Mastercard (NYSE:MA | MA Price Prediction) and PayPal (NASDAQ:PYPL) just closed Q1 2026 reports that look like mirror opposites. Mastercard delivered accelerating services growth and margin expansion from a position of dominance. PayPal beat low expectations under brand-new CEO Enrique Lores, but guided to a flat-to-down 2026. Both stocks trade below where they started the year, and investors are asking which discount is real.
Services Carry Mastercard. A New CEO Carries PayPal.
Mastercard reported EPS of $4.60 against a $4.41 consensus, its fourth consecutive beat, on revenue up 15.8% to $8.398 billion. The engine is diversification: value-added services and solutions grew 22%, well ahead of the 12% payment network line. CEO Michael Miebach framed it plainly, saying the company is “advancing agentic commerce with Mastercard Agent Pay and expanding our stablecoin solutions through the planned acquisition of BVNK.”
PayPal beat too, posting $1.34 EPS versus a $1.27 estimate on $8.353 billion in revenue. But the quality was thinner. GAAP operating margin contracted 182 basis points to 17.8%, and net income fell 13.52% year over year. Lores called the moment an opportunity to “sharpen our strategy, simplify our organization, and improve both our growth trajectory and cost structure.” Translation: cleanup.
A Duopoly Network vs. a Commoditized Checkout
The strategic gap is wider than the tickers suggest.
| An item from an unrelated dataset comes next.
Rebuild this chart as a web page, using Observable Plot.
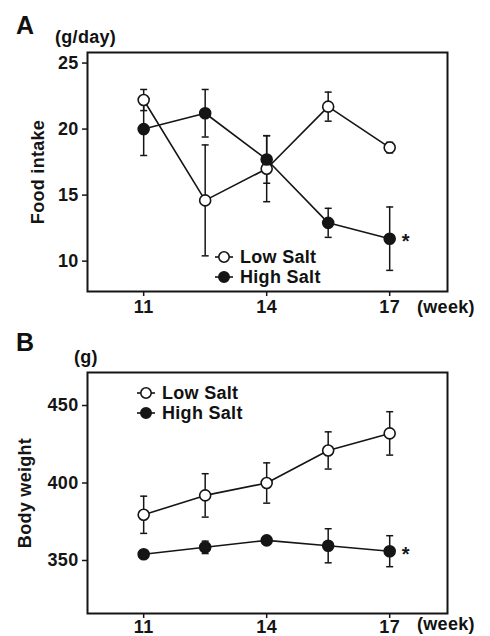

| Lens | Mastercard | PayPal |
| Q1 revenue growth | 15.8% | 7.2% |
| Operating margin | 60.8% | 17.8% |
| 2026 EPS trajectory | Growth continuing | Flat to slightly lower vs. $5.31 |
| Core bet | Agentic commerce, stablecoins, cross-border | Branded checkout turnaround |
Mastercard sits on a global rail with 13% cross-border volume growth and a rising services layer. PayPal is defending share against Apple Pay, Shop Pay, and every embedded wallet, while active accounts fell 0.2 million sequentially. The Q4 2025 admission that branded checkout “has not been where it needs to be” still hangs over the story.
What Actually Decides 2026
For Mastercard, keep an eye on whether services growth stays north of 20% and whether the BVNK stablecoin deal answers the disintermediation worry directly. For PayPal, the tell is transaction margin dollars and whether Lores can stabilize branded checkout without another guide-down. Q2 EPS is already guided to decline roughly 9% against last year’s $1.40.
Why I Would Own Mastercard Here
For me, this comparison has a clear answer. Mastercard is down 5.21% year to date despite compounding EPS and expanding margins, which reads as a rare discount on a duopoly asset. PayPal, off 21.62% YTD and down 84.2% over five years, trades at a forward PE near 9 for a reason: it must spend aggressively just to defend commoditized checkout share. If you want deep-value optionality on a Lores-led turnaround, PayPal fits. I would rather own the toll road. Mastercard’s $11.7 billion buyback authorization and expanding digital services moat give me a cleaner path to double-digit upside without needing a strategy reboot to work.